Something that you’re not really taught in school is that modern mathematics is predicated on there being some margin of error for your calculations. For what you’re going to be doing in most normal people applications, that margin of error is small enough to be irrelevant to you.
So, for example, the formula 1+1 has a margin of error that is so close to 0 that you can say, for all practical purposes, that the answer is 2 (even though there is a non-zero chance that it *might* not be). The same is true of 1/3. Its easy for you to take a pizza and divide it up into 3 “equal” parts, despite the fact that its isn’t actually possible to divide something into 3 *perfectly* equal parts.
The reason for that is that there is a margin of error when you divide something into 3 parts. That margin of error is small enough that for all practical purposes, the pizza has been divided into 3 equal parts – despite the fact that we know that one of the parts is microscopically larger than the others.
The same is true of calculations that incorporate the concept of infinity. Your calculation has a margin of error. If that margin of error is large enough that using any arbitrarily large number will result in the same outcome, then infinity can function as a stand in for any such number.
In other words, infinity is basically a concept that allows calculations to be made when you don’t actually care what the exact number that you’re working with is.
This is also why infinity is smaller than infinity+1. That’s just basically a fancy way of saying: “I don’t care what the first or second numbers are, so long as the second number is 1 higher than first.”
Quantum mechanics necessarily has infinities that have to be reconciled with. And some of the predictions there are some of the best tested and most accurate in physics. So to my understanding that seems like they are actual things that really exist.
Feynman diagrams are involved in a way of calculating the infinite possible paths that a particle can take to get from A to B. They are actually workable by humans because the more steps the less likely they are to happen, so if you calculate enough steps you get a very accurate answer. That seems to me like the infinity is involved in the actual underlying mechanics of how it works. And we just simplify it out when it becomes so small to not matter.
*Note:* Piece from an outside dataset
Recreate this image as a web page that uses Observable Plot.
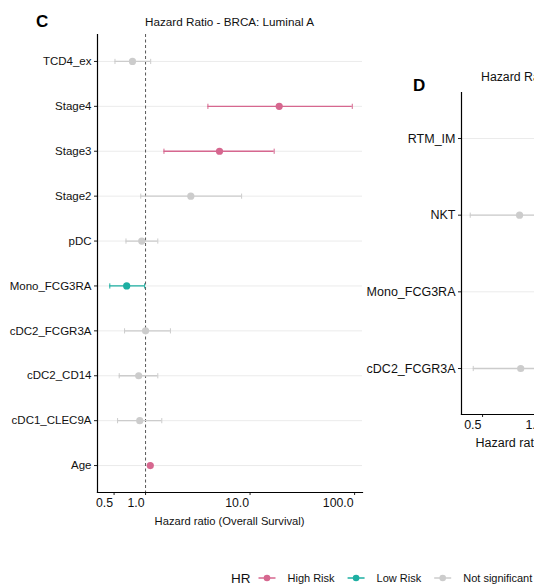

Errr, it’s everywhere? Think about anything that has growth. Eg when YouTube was young, you could say “it would take x hrs to watch all the videos on YouTube” at some early point, the answer became infinite because there is more content uploaded in a day than could be watched in a day. Same with a lot of practical things.another example is how long could I sail a boat in a particular direction before hitting land…. Well, from certain locations for certain directions the answer is a very real infinite.
We do not know. There are different schools of mathematical philosophy concerning this topic with some of them believing that infinity does not exist.
That’s difference between ‘actual infinity’ and ‘potential infinity’.
While it might seem weird that some mathematicians working with infinite stuff does not believe in existence of infinity, the point is that it does not matter for any application whether infinity exists or whether it is just theoretical.
Infinity lets us have an easier time with certain things. Convergence is one example. When for example, let say we have an equation that is hard to solve. With infinity, we can have an infinite amount of terms that at the limit approximate that hard-to-solve equation. Even if it is not exactly the same thing, it is in some way good enough. If you took math in college, you might remember things like Taylor series or holomorphic / analytic functions. They all use the idea of infinity to achieve some sense of convergence.
For a number to be infinite means that you can never count to it. The word “endless” also applies because there will literally never be an end to your counting, you’ll just go on and finishing is impossible. In fact, “infinite” means the exact same thing as “endless” from a etymological perspective. There are some actual things that are infinite in the real world, like how many years there will be or how far you can travel
A lot of times in the mathematics or physics it’s just easier to work with infity than actually big numbers, because infinities have some properties that make math simpler.
For example, imagine that you push a boat on a lake, and I want to calculate the precise point where it stops.
I write the equation that shows me the friction of the water against the speed of the boat, and how the initial impulse is going down with time. And I just need to iterate this over time. But what time? I care about point, not time. So I can just integrate the equation until “infitite time”, because the speed of the boat will go down and down to zero and my math is simpler with worrying about specifics.
Another example, you might want to calculate something like how light rays will curve in a glass. Sun generates rays in all random directions, but because for your practical purposes you might consider the distance to the Sun “infinite” and consider your rays to be parallel, and not slightly angled (like it would be with a close light source), making your calculations less precise, but still practical enough for your case.
The vacuum of space is the only infinity that exists in every direction. Otherwise, everything else is finite: the number of atoms in a galaxy, the rate of conversion from mass to energy, the number of photons emitted by phosphorescent sources, the paths of those photons and other particles, the timing of their release from an electron or neutron, the extent of the observable universe, the mass of black holes, etc.
Infinity is a mathematical abstraction that helps our equations in determining probabilities, but doesn’t adequately describe the universe as a real object.